The problem: Wherever the word "diagram" appears in the entries, copy the whole line.

━━━ Entries shown ━━━

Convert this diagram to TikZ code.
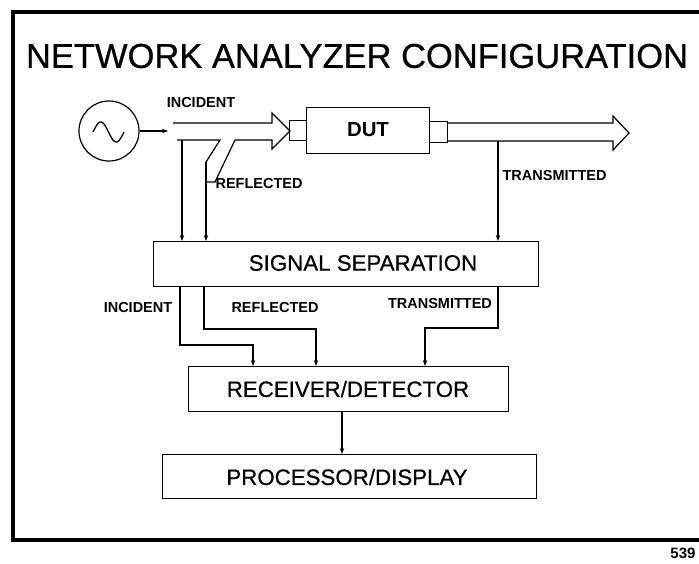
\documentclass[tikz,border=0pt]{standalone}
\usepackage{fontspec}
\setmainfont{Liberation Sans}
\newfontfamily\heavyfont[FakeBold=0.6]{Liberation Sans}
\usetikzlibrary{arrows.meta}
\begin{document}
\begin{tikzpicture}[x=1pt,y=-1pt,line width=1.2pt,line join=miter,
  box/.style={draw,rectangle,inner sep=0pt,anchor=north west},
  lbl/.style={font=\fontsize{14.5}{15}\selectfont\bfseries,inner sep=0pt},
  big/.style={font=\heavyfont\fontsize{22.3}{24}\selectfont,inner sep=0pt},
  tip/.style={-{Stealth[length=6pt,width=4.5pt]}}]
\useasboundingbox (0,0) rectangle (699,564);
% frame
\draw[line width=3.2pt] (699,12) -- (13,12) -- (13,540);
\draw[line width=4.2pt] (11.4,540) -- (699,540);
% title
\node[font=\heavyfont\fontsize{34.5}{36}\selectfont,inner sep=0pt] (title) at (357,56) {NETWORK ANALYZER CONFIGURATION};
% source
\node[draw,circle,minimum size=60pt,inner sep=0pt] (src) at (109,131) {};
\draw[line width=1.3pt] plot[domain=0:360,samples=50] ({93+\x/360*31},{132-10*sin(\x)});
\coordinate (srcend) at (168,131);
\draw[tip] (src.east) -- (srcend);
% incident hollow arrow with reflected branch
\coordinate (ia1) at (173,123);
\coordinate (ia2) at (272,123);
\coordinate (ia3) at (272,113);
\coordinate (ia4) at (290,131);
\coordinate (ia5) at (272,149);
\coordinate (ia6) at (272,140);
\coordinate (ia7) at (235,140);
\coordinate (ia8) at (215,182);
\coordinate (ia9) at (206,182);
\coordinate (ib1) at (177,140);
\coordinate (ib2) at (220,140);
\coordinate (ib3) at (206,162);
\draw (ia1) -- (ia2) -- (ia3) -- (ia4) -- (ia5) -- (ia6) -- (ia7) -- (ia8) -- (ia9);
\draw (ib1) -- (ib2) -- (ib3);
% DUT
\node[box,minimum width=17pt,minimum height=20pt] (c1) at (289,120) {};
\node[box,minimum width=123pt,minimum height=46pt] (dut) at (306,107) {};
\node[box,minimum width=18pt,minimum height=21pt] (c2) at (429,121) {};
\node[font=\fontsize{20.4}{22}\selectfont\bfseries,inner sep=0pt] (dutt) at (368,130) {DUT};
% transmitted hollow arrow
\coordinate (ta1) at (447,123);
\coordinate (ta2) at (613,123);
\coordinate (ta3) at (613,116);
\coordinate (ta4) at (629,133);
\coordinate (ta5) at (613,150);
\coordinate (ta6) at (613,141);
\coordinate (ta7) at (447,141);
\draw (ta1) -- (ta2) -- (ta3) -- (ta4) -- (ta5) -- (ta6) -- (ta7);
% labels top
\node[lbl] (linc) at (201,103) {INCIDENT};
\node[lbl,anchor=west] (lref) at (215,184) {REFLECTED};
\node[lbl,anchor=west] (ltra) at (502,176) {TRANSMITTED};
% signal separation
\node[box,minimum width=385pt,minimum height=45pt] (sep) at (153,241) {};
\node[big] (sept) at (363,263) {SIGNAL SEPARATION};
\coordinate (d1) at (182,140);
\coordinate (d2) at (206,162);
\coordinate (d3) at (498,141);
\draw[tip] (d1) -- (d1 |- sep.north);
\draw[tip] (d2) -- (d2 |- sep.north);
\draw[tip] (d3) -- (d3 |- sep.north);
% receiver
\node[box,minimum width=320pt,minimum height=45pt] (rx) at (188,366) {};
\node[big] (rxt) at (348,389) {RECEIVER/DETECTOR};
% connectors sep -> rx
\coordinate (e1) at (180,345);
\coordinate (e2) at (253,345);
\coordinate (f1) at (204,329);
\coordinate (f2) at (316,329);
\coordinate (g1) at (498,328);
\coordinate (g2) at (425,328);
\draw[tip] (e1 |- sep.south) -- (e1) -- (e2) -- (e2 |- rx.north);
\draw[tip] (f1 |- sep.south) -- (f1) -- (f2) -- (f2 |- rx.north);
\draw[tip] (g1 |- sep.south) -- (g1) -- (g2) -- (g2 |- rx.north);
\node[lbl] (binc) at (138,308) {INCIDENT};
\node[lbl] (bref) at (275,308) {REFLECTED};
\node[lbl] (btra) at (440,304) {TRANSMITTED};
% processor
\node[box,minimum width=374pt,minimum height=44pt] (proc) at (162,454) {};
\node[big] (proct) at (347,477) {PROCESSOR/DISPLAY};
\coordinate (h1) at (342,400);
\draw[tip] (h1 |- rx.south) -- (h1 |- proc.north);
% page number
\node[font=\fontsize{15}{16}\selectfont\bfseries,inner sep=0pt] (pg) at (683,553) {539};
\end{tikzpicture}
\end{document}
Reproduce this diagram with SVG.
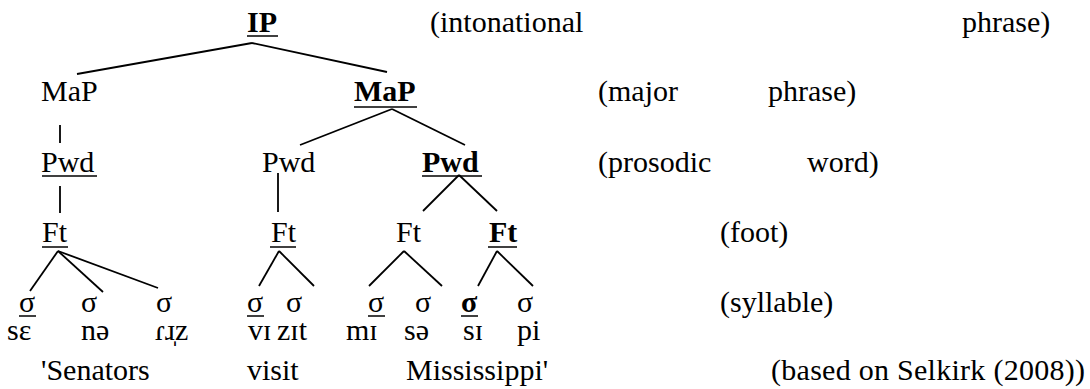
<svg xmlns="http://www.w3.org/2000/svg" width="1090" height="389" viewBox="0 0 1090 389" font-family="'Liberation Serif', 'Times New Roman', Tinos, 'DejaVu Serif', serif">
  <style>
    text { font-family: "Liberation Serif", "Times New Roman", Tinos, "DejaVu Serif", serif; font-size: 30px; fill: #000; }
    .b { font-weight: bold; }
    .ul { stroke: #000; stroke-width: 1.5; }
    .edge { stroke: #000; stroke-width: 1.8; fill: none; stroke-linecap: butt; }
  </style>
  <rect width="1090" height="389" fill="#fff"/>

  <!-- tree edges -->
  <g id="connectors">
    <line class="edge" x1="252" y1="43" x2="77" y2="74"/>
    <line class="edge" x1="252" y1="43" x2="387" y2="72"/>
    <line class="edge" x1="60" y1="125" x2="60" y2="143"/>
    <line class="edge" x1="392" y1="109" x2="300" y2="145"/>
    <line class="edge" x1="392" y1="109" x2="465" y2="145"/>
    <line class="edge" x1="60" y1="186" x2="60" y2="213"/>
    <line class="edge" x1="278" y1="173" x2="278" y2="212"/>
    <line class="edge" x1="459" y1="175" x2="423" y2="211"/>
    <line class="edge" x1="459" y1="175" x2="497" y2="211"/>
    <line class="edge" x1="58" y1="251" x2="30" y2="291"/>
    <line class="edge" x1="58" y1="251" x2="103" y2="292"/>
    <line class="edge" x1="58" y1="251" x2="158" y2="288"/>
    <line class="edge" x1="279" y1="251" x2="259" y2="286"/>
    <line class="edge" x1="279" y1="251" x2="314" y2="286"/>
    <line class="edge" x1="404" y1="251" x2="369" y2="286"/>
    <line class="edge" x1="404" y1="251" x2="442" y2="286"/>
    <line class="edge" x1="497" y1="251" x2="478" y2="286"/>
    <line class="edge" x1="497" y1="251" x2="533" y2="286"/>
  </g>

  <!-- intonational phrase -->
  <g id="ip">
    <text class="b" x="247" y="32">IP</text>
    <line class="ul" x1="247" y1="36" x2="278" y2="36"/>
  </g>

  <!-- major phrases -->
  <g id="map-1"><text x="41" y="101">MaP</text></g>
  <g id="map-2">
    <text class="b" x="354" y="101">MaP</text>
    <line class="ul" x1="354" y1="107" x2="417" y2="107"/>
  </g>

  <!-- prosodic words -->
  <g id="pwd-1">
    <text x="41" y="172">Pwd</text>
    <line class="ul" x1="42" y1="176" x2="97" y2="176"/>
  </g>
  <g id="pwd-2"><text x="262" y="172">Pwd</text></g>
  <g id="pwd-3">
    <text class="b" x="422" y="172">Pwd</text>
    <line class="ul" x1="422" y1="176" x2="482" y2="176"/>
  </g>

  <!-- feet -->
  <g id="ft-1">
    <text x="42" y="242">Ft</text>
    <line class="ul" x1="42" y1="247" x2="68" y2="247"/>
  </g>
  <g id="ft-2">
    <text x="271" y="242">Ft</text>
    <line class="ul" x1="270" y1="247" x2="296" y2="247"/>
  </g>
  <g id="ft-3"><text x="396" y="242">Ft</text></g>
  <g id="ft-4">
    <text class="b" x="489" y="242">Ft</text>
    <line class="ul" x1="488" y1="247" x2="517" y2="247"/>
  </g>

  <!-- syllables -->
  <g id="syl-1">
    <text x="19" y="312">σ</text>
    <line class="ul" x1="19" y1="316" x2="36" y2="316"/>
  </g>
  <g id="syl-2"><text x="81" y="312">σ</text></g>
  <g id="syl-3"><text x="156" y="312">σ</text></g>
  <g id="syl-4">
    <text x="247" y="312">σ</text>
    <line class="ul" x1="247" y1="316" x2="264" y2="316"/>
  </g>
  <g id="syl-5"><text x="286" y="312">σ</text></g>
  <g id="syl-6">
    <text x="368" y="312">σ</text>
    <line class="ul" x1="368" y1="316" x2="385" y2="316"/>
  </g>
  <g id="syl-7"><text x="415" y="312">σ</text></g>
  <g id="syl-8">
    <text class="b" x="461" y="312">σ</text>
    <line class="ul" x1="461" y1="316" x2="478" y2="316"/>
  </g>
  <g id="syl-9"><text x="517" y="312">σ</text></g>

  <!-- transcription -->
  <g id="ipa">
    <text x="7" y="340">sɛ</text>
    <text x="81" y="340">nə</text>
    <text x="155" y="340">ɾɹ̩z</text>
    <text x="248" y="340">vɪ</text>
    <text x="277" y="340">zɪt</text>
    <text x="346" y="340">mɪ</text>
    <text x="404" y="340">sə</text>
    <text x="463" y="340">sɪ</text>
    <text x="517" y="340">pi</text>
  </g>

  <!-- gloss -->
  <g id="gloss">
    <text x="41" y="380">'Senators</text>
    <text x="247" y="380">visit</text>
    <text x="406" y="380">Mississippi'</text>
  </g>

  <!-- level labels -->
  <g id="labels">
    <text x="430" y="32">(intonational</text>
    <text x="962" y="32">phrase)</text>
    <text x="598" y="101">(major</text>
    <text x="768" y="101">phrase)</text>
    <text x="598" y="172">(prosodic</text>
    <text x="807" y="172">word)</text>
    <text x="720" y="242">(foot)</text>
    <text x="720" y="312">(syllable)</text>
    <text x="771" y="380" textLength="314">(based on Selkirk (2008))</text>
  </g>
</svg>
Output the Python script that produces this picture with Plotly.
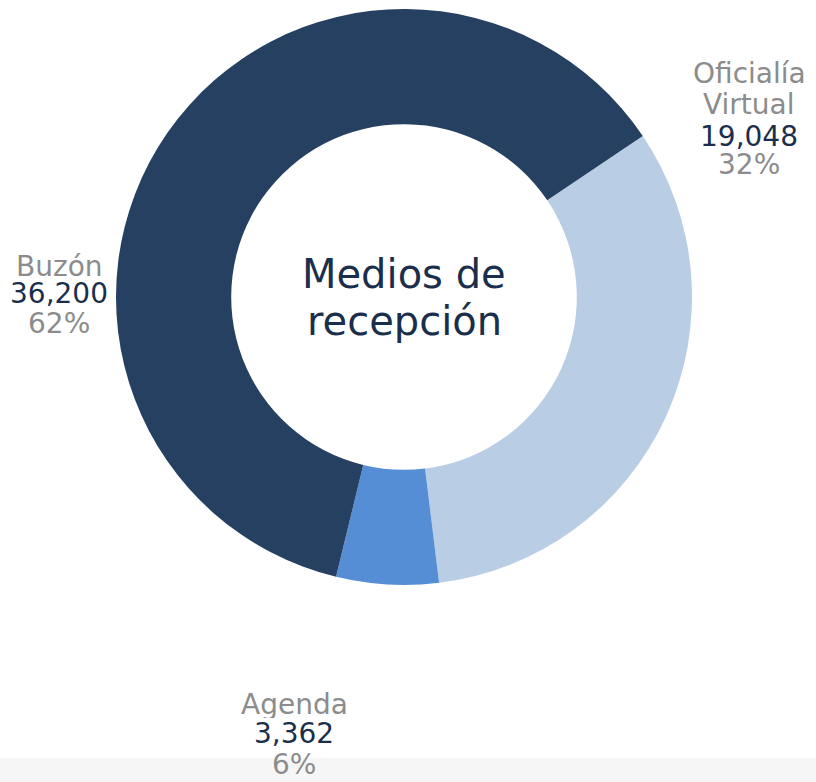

━━━

Right answer:
Convert this diagram to TikZ code.
Reproduce this diagram with SVG.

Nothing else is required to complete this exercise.